BF came over and then my two sisters one by one. BF and sis had discussed what BF knew and agreed I needed to hear it. All three were here to support and comfort, and yet I know their opinions about what to do are different than my own. I didn't get very upset with them here... everyone says I'm doing so well, but I'm just keeping it in until I'm alone.
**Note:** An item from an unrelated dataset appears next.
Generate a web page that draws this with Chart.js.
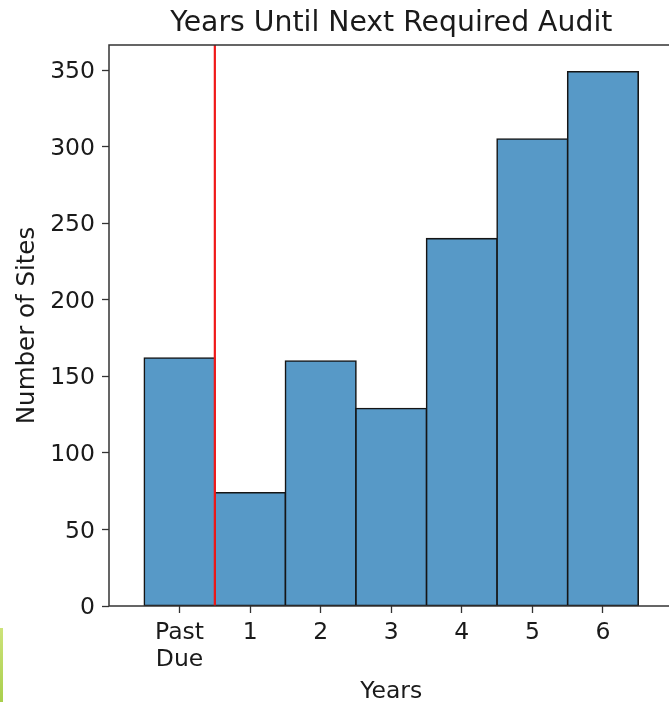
<!DOCTYPE html>
<html>
<head>
<meta charset="utf-8">
<script src="https://cdn.jsdelivr.net/npm/chart.js@4"></script>
<style>
  html, body { margin: 0; padding: 0; background: #fff; overflow: hidden; }
  #wrap { position: relative; width: 669px; height: 702px; overflow: hidden; }
  #stripe { position: absolute; left: 0; top: 628px; width: 3px; height: 74px;
            background: linear-gradient(#cde37a, #a9cf4c); }
</style>
</head>
<body>
<div id="wrap">
  <canvas id="chart" width="675" height="702" style="width:675px;height:702px"></canvas>
  <div id="stripe"></div>
</div>
<script>
// データ
const years = [0, 1, 2, 3, 4, 5, 6];
const siteCounts = [162, 74, 160, 129, 240, 305, 349];
const xTickLabels = [['Past', 'Due'], '1', '2', '3', '4', '5', '6'];
const yTicks = [0, 50, 100, 150, 200, 250, 300, 350];
const cutoffYear = 0.5;

const FONT = "'DejaVu Sans', sans-serif";
const TEXT = '#1a1a1a';

// 枠線・しきい値ライン・タイトル
const framePlugin = {
    id: 'frame',
    afterDatasetsDraw(chart) {
        const { ctx, chartArea: a, scales } = chart;
        const x = scales.x.getPixelForValue(cutoffYear);
        ctx.save();
        ctx.strokeStyle = '#f01818';
        ctx.lineWidth = 2.2;
        ctx.beginPath();
        ctx.moveTo(x, a.top);
        ctx.lineTo(x, a.bottom);
        ctx.stroke();

        ctx.strokeStyle = '#333';
        ctx.lineWidth = 1.5;
        ctx.strokeRect(a.left, a.top, a.right - a.left, a.bottom - a.top);

        ctx.fillStyle = TEXT;
        ctx.font = `28.3px ${FONT}`;
        ctx.textAlign = 'center';
        ctx.textBaseline = 'alphabetic';
        ctx.fillText('Years Until Next Required Audit', (a.left + a.right) / 2, 31);
        ctx.restore();
    }
};

const ctx = document.getElementById('chart').getContext('2d');
new Chart(ctx, {
    type: 'bar',
    data: {
        datasets: [{
            data: years.map((y, i) => ({ x: y, y: siteCounts[i] })),
            backgroundColor: '#5799c7',
            borderColor: '#151515',
            borderWidth: 1.6,
            inflateAmount: 0.8,
            borderSkipped: false,
            barPercentage: 1,
            categoryPercentage: 1
        }]
    },
    options: {
        responsive: false,
        animation: false,
        layout: { padding: { top: 45, left: 0, right: 1.5, bottom: 0 } },
        plugins: {
            legend: { display: false },
            tooltip: { enabled: false }
        },
        scales: {
            x: {
                type: 'linear',
                min: -1,
                max: 7,
                offset: false,
                grid: { display: true, offset: false, drawOnChartArea: false, drawTicks: true,
                        tickLength: 7, tickColor: '#333', tickWidth: 1.3 },
                border: { display: false },
                afterBuildTicks: (scale) => { scale.ticks = years.map(v => ({ value: v })); },
                afterFit: (scale) => { scale.height = 96; },
                ticks: {
                    color: TEXT,
                    font: { family: FONT, size: 23.5, lineHeight: 1.12 },
                    padding: 7,
                    maxRotation: 0,
                    autoSkip: false,
                    callback: (value) => xTickLabels[years.indexOf(value)]
                },
                title: {
                    display: true,
                    text: 'Years',
                    color: TEXT,
                    font: { family: FONT, size: 23.5 },
                    padding: { top: 0, bottom: -4 }
                }
            },
            y: {
                min: 0,
                max: Math.max(...siteCounts) * 1.05,
                grid: { display: true, drawOnChartArea: false, drawTicks: true,
                        tickLength: 7, tickColor: '#333', tickWidth: 1.3 },
                border: { display: false },
                afterBuildTicks: (scale) => { scale.ticks = yTicks.map(v => ({ value: v })); },
                afterFit: (scale) => { scale.width = 109; },
                ticks: {
                    color: TEXT,
                    font: { family: FONT, size: 23.5 },
                    padding: 7,
                    labelOffset: 2
                },
                title: {
                    display: true,
                    text: 'Number of Sites',
                    color: TEXT,
                    font: { family: FONT, size: 24.5 },
                    padding: { top: 13, bottom: 0 }
                }
            }
        }
    },
    plugins: [framePlugin]
});
</script>
</body>
</html>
H is currently on vacation in S. Calif. 3rd or 4th hand info indicates OW planned to go to Calif to see her sister as well, so most likely they are together on vacation. He flew out there and yet two weeks ago told me money was very very tight. Also, H sold jeep and got 4 door truck (seems very impractical). I see jeep sale as a good thing b/c the loan was with my employer and if the pymts fall behind it can impact my employment - so that's good. However, he took on add'l debt with new truck so that's where I need to see L for advice.
Hurts like heck to think of them on vacation together. He never wanted to go anywhere warm with me. Always wanted to be in snowy places... Also, she's only 21. I really really feel bad tonight about this. I know logically it can't work out for them, and I believe in the DB techniques of 180s and acting as if, getting on with MY life - but what my BF and sister are right and I'm wrong and should let H know how hurt and sad I am? No, that's wrong - I tried that before and it just pushed him further away. As you said, Wifey, he's already walked away. He's doing what he wants anyway and in his mind he's made the break from me, so he feels free to pursue whatever he wants with the lil' 21 yr old or whomever. I think I'd be wasting my breath at this pt. But it hurts so much... I haven't contacted H tonight and don't plan to. Like the idea of misplacing the Jared bill...
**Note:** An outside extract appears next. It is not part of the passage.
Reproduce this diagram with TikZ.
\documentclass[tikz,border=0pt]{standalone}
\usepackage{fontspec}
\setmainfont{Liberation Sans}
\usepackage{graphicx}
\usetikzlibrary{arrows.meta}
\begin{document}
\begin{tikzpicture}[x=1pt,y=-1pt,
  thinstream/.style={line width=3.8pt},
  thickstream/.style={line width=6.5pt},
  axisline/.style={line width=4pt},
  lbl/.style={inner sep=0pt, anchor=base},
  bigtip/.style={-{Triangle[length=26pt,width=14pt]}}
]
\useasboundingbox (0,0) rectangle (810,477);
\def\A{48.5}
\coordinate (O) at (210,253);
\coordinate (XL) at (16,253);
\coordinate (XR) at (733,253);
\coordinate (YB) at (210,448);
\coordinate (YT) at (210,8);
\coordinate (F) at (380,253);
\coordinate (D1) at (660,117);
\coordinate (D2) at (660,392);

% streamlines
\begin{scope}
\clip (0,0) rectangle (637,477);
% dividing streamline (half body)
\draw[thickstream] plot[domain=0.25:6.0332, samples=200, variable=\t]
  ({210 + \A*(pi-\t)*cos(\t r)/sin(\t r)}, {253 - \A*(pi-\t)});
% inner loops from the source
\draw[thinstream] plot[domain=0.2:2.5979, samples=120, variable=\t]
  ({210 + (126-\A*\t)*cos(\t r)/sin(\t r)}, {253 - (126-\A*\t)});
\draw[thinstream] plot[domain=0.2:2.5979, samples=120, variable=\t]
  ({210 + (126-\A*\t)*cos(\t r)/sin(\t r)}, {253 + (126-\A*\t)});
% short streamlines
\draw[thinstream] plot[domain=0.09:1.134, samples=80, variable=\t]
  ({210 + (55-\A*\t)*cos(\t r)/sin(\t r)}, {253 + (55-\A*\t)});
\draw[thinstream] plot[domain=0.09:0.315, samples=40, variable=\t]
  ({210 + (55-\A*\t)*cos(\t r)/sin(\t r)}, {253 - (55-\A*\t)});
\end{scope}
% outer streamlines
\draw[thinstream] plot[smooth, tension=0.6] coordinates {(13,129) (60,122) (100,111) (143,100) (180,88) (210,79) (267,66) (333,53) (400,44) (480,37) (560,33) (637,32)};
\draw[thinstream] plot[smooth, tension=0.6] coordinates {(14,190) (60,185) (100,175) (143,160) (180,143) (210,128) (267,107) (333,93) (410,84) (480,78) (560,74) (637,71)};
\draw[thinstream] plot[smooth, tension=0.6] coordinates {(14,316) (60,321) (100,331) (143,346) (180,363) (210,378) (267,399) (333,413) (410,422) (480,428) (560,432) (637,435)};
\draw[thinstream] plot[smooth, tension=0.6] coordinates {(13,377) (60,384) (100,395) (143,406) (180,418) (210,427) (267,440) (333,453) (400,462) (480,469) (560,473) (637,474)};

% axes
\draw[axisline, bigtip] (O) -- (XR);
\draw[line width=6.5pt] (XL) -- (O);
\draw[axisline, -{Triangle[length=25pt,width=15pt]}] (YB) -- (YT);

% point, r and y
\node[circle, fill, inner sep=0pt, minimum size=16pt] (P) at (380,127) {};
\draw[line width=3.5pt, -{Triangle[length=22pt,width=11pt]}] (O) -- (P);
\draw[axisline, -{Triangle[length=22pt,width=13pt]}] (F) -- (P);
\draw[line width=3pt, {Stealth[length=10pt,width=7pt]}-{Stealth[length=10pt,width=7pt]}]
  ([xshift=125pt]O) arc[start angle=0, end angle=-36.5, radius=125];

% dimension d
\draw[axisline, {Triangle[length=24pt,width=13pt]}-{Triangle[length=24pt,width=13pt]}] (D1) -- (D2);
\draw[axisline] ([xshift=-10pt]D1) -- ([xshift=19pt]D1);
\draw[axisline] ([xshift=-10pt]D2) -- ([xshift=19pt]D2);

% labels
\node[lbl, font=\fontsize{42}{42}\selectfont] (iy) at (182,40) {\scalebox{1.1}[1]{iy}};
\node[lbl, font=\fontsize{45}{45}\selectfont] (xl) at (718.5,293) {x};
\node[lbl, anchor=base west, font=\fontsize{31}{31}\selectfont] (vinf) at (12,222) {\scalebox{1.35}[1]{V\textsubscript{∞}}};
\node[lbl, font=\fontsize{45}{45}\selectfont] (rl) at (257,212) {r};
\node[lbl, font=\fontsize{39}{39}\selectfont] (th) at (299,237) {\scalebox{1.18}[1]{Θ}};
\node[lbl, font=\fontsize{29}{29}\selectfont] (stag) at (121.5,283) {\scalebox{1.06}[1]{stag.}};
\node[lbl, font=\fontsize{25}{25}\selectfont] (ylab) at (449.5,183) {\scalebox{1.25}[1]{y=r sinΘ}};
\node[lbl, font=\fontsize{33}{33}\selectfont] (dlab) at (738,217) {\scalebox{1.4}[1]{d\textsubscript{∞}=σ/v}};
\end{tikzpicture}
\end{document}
My other sister is more in line with the DB concept - don't initiate D or separation... don't agree with H choices, but don't have to react by filing over it. It's hard to pick out from friends/family what's best to do, w/out them feeling like you don't value their opinions just b/c you don't do what they think is best.
Got the repeat mammogram tmrw. I can only pray it goes okay but with my luck this week, who knows.
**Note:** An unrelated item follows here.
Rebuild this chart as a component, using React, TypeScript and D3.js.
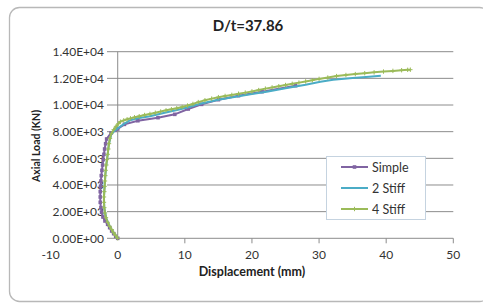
import * as React from 'react';
import * as d3 from 'd3';

type Pt = [number, number];

const chartTitle = 'D/t=37.86';
const xTitle = 'Displacement (mm)';
const yTitle = 'Axial Load (KN)';
const xTicks = [-10, 0, 10, 20, 30, 40, 50];
const yTicks = [0, 2000, 4000, 6000, 8000, 10000, 12000, 14000];
const seriesNames = ['Simple', '2 Stiff', '4 Stiff'];
const seriesColors = ['#8064A2', '#4BACC6', '#9BBB59'];

// displacement (mm), axial load (kN)
const simple: Pt[] = [
    [0, 0], [-0.3, 150], [-0.6, 350], [-0.9, 550], [-1.2, 800], [-1.5, 1050], [-1.9, 1300],
    [-2.2, 1600], [-2.4, 1950], [-2.5, 2300], [-2.6, 2700], [-2.6, 3100], [-2.6, 3500],
    [-2.55, 3900], [-2.5, 4300], [-2.45, 4700], [-2.35, 5100], [-2.25, 5500], [-2.15, 5900],
    [-2.05, 6300], [-1.95, 6700], [-1.8, 7100], [-1.65, 7450], [-1.0, 7900], [-0.4, 8100],
    [0, 8200], [1, 8550], [3, 8820], [6, 9050], [8.5, 9300], [10.5, 9700],
    [12.5, 10050], [15, 10400], [18, 10700], [21.5, 11000], [26.5, 11450]
];

const stiff2: Pt[] = [
    [0, 0], [-0.6, 400], [-1.2, 900], [-1.7, 1500], [-2.0, 2300], [-2.05, 3100],
    [-1.95, 3900], [-1.85, 4700], [-1.7, 5500], [-1.5, 6300], [-1.3, 7100], [-0.95, 7800],
    [-0.4, 8100], [0, 8250], [1, 8600], [1.8, 8850], [3, 9000], [4.8, 9150], [7, 9420],
    [9, 9650], [10.8, 9870], [12.3, 10100], [15, 10400], [18, 10650], [20, 10820],
    [22.2, 11000], [25, 11250], [28, 11520], [30.2, 11750], [32.1, 11900], [35, 12020],
    [37, 12110], [39.2, 12200]
];

const stiff4: Pt[] = [
    [0, 0], [-0.3, 200], [-0.6, 400], [-0.9, 650], [-1.2, 900], [-1.5, 1200], [-1.75, 1550],
    [-1.9, 1900], [-2.0, 2300], [-2.05, 2700], [-2.05, 3100], [-2.0, 3500], [-1.95, 3900],
    [-1.9, 4300], [-1.85, 4700], [-1.8, 5100], [-1.7, 5500], [-1.6, 5900], [-1.5, 6300],
    [-1.4, 6700], [-1.3, 7100], [-1.15, 7500], [-0.95, 7850], [-0.6, 8150], [-0.25, 8400],
    [0.1, 8600], [0.4, 8750], [0.9, 8850], [1.4, 8930], [1.9, 9000], [2.5, 9080],
    [3.2, 9160], [4.0, 9250], [4.8, 9330], [5.6, 9420], [6.4, 9510], [7.2, 9600],
    [8.0, 9680], [8.8, 9760], [9.6, 9850], [10.4, 9960], [11.2, 10080], [12.0, 10220],
    [13.0, 10360], [14.0, 10480], [15.0, 10590], [16.0, 10680], [17.0, 10760], [18.0, 10850],
    [19.0, 10930], [20.0, 11020], [21.0, 11120], [22.0, 11230], [23.0, 11320], [24.0, 11410],
    [25.0, 11500], [26.0, 11590], [27.0, 11680], [28.0, 11770], [29.0, 11860], [30.0, 11960],
    [31.3, 12060], [32.6, 12170], [34.0, 12250], [35.4, 12320], [36.8, 12390], [38.2, 12450],
    [39.6, 12510], [41.0, 12560], [42.3, 12610], [43.2, 12640], [43.6, 12650]
];

const width = 483;
const height = 304;
const plot = { left: 50.6, right: 453.3, top: 51.7, bottom: 238.3 };
const font = 'Lato, "Open Sans", sans-serif';

class App extends React.Component<object, object> {
    private svgElement: SVGSVGElement | null = null;

    render() {
        return <svg
            ref={node => { this.svgElement = node; }}
            width={width}
            height={height}
            style={{ position: 'absolute', left: 0, top: 0, background: '#fff' }}>
        </svg>;
    }

    componentDidMount() {
        this.drawChart();
    }

    private drawChart() {
        const svg = d3.select(this.svgElement);
        svg.selectAll('*').remove();

        const xScale = d3.scaleLinear().domain([-10, 50]).range([plot.left, plot.right]);
        const yScale = d3.scaleLinear().domain([0, 14000]).range([plot.bottom, plot.top]);

        // outer frame
        svg.append('rect')
            .attr('x', 9.5).attr('y', 7.5)
            .attr('width', 480).attr('height', 294)
            .attr('rx', 10)
            .style('fill', '#fff')
            .style('stroke', '#b8b8b8')
            .style('stroke-width', 1.3);

        svg.append('text')
            .attr('x', 248).attr('y', 31)
            .attr('text-anchor', 'middle')
            .style('font-family', font)
            .style('font-weight', 'bold')
            .style('font-size', '15px')
            .style('fill', '#222')
            .text(chartTitle);

        // horizontal gridlines
        svg.append('g').selectAll('line')
            .data(yTicks)
            .enter()
            .append('line')
            .attr('x1', plot.left).attr('x2', plot.right)
            .attr('y1', d => yScale(d)).attr('y2', d => yScale(d))
            .style('stroke', '#8c8c8c')
            .style('stroke-width', 1);

        // vertical axis at x = 0
        svg.append('line')
            .attr('x1', xScale(0)).attr('x2', xScale(0))
            .attr('y1', yScale(0)).attr('y2', yScale(14000))
            .style('stroke', '#8c8c8c');

        // x tick marks
        svg.append('g').selectAll('line')
            .data(xTicks.filter(d => d > 0))
            .enter()
            .append('line')
            .attr('x1', d => xScale(d)).attr('x2', d => xScale(d))
            .attr('y1', yScale(0)).attr('y2', yScale(0) + 5)
            .style('stroke', '#8c8c8c');

        svg.append('g').selectAll('text')
            .data(xTicks)
            .enter()
            .append('text')
            .attr('x', d => xScale(d))
            .attr('y', 258.5)
            .attr('text-anchor', 'middle')
            .style('font-family', font)
            .style('font-size', '12px')
            .style('fill', '#333')
            .text(d => String(d));

        // y tick labels with white backing
        const yLab = svg.append('g');
        yLab.selectAll('rect')
            .data(yTicks)
            .enter()
            .append('rect')
            .attr('x', 48).attr('width', 59)
            .attr('y', d => yScale(d) - 6).attr('height', 12)
            .style('fill', '#fff');
        yLab.selectAll('text')
            .data(yTicks)
            .enter()
            .append('text')
            .attr('x', 104)
            .attr('y', d => yScale(d))
            .attr('dy', '0.36em')
            .attr('text-anchor', 'end')
            .style('font-family', font)
            .style('font-size', '12px')
            .style('fill', '#333')
            .text(d => d.toExponential(2).toUpperCase().replace(/E([+-])(\d)$/, 'E$10$2'));

        svg.append('text')
            .attr('x', 252).attr('y', 276)
            .attr('text-anchor', 'middle')
            .style('font-family', font)
            .style('font-weight', 'bold')
            .style('font-size', '12.5px')
            .style('fill', '#222')
            .text(xTitle);

        svg.append('text')
            .attr('transform', 'translate(40,146) rotate(-90)')
            .attr('text-anchor', 'middle')
            .style('font-family', font)
            .style('font-weight', 'bold')
            .style('font-size', '10.5px')
            .style('fill', '#222')
            .text(yTitle);

        const line = d3.line<Pt>()
            .x(d => xScale(d[0]))
            .y(d => yScale(d[1]));

        svg.append('path')
            .datum(simple)
            .attr('d', line)
            .style('fill', 'none')
            .style('stroke', seriesColors[0])
            .style('stroke-width', 2);

        svg.append('g').selectAll('rect')
            .data(simple)
            .enter()
            .append('rect')
            .attr('x', d => xScale(d[0]) - 1.8)
            .attr('y', d => yScale(d[1]) - 1.8)
            .attr('width', 3.6).attr('height', 3.6)
            .style('fill', seriesColors[0]);

        [stiff2, stiff4].forEach((data, i) => {
            svg.append('path')
                .datum(data)
                .attr('d', line)
                .style('fill', 'none')
                .style('stroke', seriesColors[i + 1])
                .style('stroke-width', 2);
        });

        svg.append('g').selectAll('path')
            .data(stiff4)
            .enter()
            .append('path')
            .attr('d', 'M-2.2,0H2.2M0,-2.2V2.2')
            .attr('transform', d => `translate(${xScale(d[0])},${yScale(d[1])})`)
            .style('stroke', seriesColors[2])
            .style('stroke-width', 1)
            .style('fill', 'none');

        // legend
        const legend = svg.append('g');
        legend.append('rect')
            .attr('x', 326.5).attr('y', 156.5)
            .attr('width', 99).attr('height', 63)
            .style('fill', '#fff')
            .style('stroke', '#c5d3e0');

        const rowY = [167, 188, 209];
        seriesNames.forEach((name, i) => {
            legend.append('line')
                .attr('x1', 341).attr('x2', 368)
                .attr('y1', rowY[i]).attr('y2', rowY[i])
                .style('stroke', seriesColors[i])
                .style('stroke-width', 2);
            if (i === 0) {
                legend.append('rect')
                    .attr('x', 352.7).attr('y', rowY[i] - 1.8)
                    .attr('width', 3.6).attr('height', 3.6)
                    .style('fill', seriesColors[0]);
            }
            if (i === 2) {
                legend.append('path')
                    .attr('d', 'M-2.2,0H2.2M0,-2.2V2.2')
                    .attr('transform', `translate(354.5,${rowY[i]})`)
                    .style('stroke', seriesColors[2])
                    .style('stroke-width', 1);
            }
            legend.append('text')
                .attr('x', 372)
                .attr('y', rowY[i])
                .attr('dy', '0.36em')
                .style('font-family', font)
                .style('font-size', '12.5px')
                .style('fill', '#333')
                .text(name);
        });
    }
}

export default App;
Speaking of prayer, I'd really been praying for signs/peace/direction. I usually have a sense of peace afterwards that just waiting it out is the right thing to do, but I'm getting no signs or indication that he has any guilt/second thoughts... suppose that's because of the A fog but it would be so nice to have some sign I'm doing the right thing!! Impatient, I know! H won't awaken to his responsibilities/actions until the fog starts to lift.. I'm just thinking aloud now.
K - so planning to maintain my course. Can't control H. Only me. He maybe vacationing, sleeping with, and proposing to OW and who knows what else?? But this is only about me and my life and my kids anymore. Salvaging any R or re-building a marriage is so far away rt now that I can't even focus my energy there. Thx for reading along and tmrw will be a better day.